Required Metadata Fields (AnnData .h5ad)

Use the CELLxGENE schema 6.0.0 for full metadata specs:

📁 Dataset-level (/uns)

  • title and description
  • contact (name + email)
  • Publication/preprint DOI
  • URLs (e.g. GEO accession, protocol links)
  • default_embedding, comments

📁 Cell-level metadata (obs)

Use controlled vocabularies (NCBITaxon, UBERON, CL, MONDO, etc.) as required by the schema.

Refer to the full cellxgene schema 6.0.0 for complete metadata definitions and ontologies

In short, it will ask you to include for each cell:

organism_ontology_term_id

Organism. The CELLxGENE schema for now only supports a restricted list of organisms, but feel free to use any taxon of any organism if you submit to another portal.

tissue_ontology_term_id

Tissue

cell_type_ontology_term_id

Cell-types (annotated / curated). Since it's an ontology, it's better to provide the most detailed cell-type, since we can recover the broader annotation by navigating the ontology graph.

development_stage_ontology_term_id

Development stage. Embryonic or Adult. If adult, please provide the age in days or years (depending on the species)

sex_ontology_term_id

Male, Female, Mixed sex (if mixed and unknown at cell level), Hermaphrodite or Unknown.

self_reported_ethnicity_ontology_term_id

For homo sapiens species.

disease_ontology_term_id

Use PATO:0000461 for normal or healthy. Or find your condition in MONDO ontology.

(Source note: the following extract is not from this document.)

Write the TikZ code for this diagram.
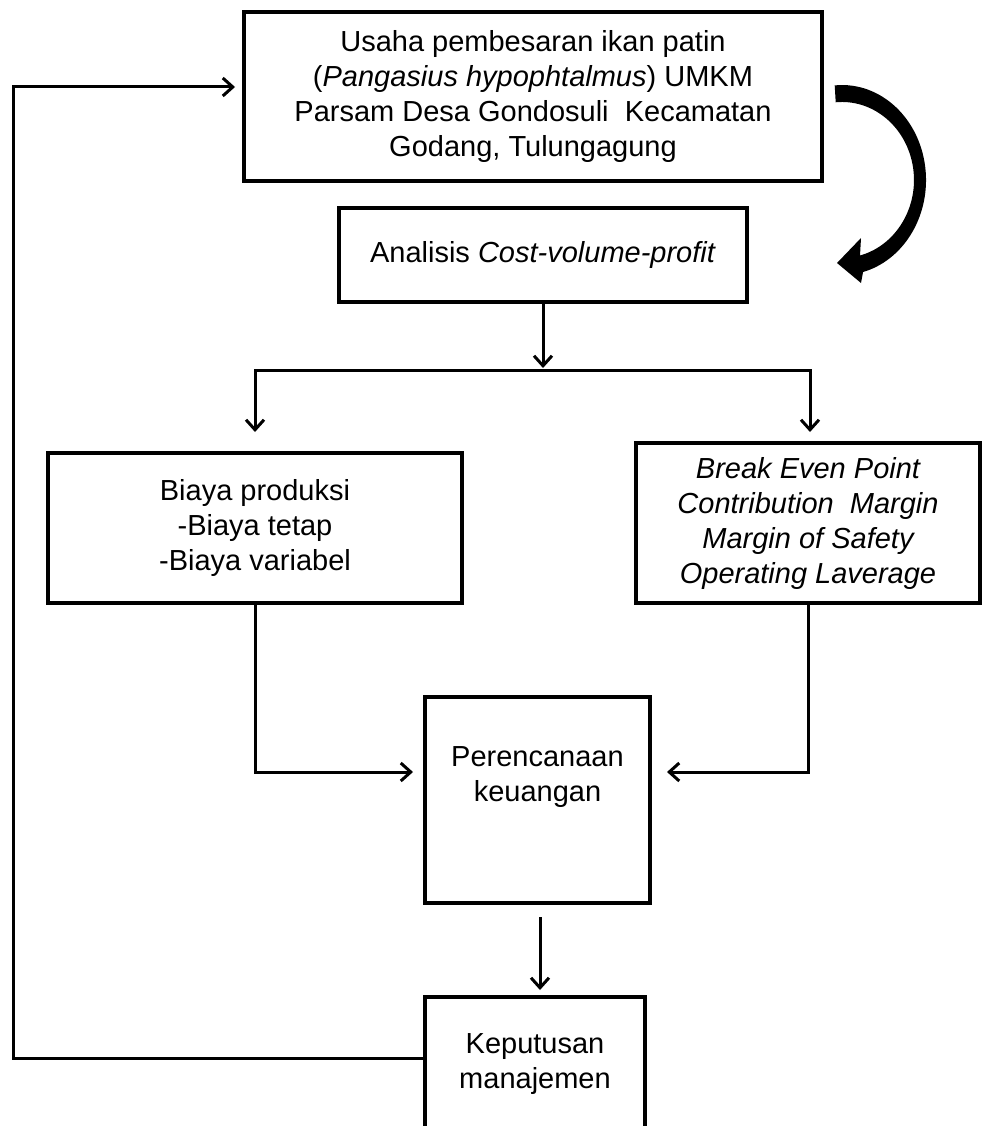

[Optional] Additional metadata

batch, donor_id, sample_id, clustering, doublets, etc... Any other metadata that could be useful for interoperability and reproducibility (usually, the more the better)

At least one 2D embedding stored in obsm (e.g. X_umap, X_pca)

Submission & Validation

You can validate your .h5ad with this validation tool.

Next, you can submit validated files to any supported portal such as CELLxGENE, ASAP, or SingleCellPortal. You can also upload your .h5ad file to GEO or ArrayExpress, along with your sequencing data.